* _Given task_
The listing below should be written out exactly; please include all of it.

# Recorded information start

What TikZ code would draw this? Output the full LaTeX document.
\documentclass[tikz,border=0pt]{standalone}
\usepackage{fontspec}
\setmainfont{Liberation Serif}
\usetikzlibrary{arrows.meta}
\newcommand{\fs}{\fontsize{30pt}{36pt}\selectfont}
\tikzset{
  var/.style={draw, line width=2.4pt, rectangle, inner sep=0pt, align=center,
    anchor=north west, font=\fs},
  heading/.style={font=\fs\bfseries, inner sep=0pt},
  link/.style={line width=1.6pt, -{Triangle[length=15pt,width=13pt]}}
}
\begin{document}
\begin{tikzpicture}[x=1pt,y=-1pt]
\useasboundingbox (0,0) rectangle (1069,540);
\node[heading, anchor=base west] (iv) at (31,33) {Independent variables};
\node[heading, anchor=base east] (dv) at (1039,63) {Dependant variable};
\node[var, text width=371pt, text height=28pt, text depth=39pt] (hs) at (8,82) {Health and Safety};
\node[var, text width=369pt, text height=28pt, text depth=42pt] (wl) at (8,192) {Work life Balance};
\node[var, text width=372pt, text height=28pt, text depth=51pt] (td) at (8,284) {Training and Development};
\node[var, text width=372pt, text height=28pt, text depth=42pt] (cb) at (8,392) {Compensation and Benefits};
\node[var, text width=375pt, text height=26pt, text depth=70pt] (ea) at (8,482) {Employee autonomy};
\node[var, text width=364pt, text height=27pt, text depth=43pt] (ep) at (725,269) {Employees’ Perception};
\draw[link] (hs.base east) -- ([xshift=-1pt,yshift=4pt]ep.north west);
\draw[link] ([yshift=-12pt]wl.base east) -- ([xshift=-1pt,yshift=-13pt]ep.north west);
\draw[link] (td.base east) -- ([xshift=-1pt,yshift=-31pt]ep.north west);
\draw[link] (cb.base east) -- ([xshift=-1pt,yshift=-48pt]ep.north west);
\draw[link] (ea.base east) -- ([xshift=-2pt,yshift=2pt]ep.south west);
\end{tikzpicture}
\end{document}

# Recorded information end

* _Result for this exercise_
What TikZ code would draw this? Output the full LaTeX document.
\documentclass[tikz,border=0pt]{standalone}
\usepackage{fontspec}
\setmainfont{Liberation Serif}
\usetikzlibrary{arrows.meta}
\newcommand{\fs}{\fontsize{30pt}{36pt}\selectfont}
\tikzset{
  var/.style={draw, line width=2.4pt, rectangle, inner sep=0pt, align=center,
    anchor=north west, font=\fs},
  heading/.style={font=\fs\bfseries, inner sep=0pt},
  link/.style={line width=1.6pt, -{Triangle[length=15pt,width=13pt]}}
}
\begin{document}
\begin{tikzpicture}[x=1pt,y=-1pt]
\useasboundingbox (0,0) rectangle (1069,540);
\node[heading, anchor=base west] (iv) at (31,33) {Independent variables};
\node[heading, anchor=base east] (dv) at (1039,63) {Dependant variable};
\node[var, text width=371pt, text height=28pt, text depth=39pt] (hs) at (8,82) {Health and Safety};
\node[var, text width=369pt, text height=28pt, text depth=42pt] (wl) at (8,192) {Work life Balance};
\node[var, text width=372pt, text height=28pt, text depth=51pt] (td) at (8,284) {Training and Development};
\node[var, text width=372pt, text height=28pt, text depth=42pt] (cb) at (8,392) {Compensation and Benefits};
\node[var, text width=375pt, text height=26pt, text depth=70pt] (ea) at (8,482) {Employee autonomy};
\node[var, text width=364pt, text height=27pt, text depth=43pt] (ep) at (725,269) {Employees’ Perception};
\draw[link] (hs.base east) -- ([xshift=-1pt,yshift=4pt]ep.north west);
\draw[link] ([yshift=-12pt]wl.base east) -- ([xshift=-1pt,yshift=-13pt]ep.north west);
\draw[link] (td.base east) -- ([xshift=-1pt,yshift=-31pt]ep.north west);
\draw[link] (cb.base east) -- ([xshift=-1pt,yshift=-48pt]ep.north west);
\draw[link] (ea.base east) -- ([xshift=-2pt,yshift=2pt]ep.south west);
\end{tikzpicture}
\end{document}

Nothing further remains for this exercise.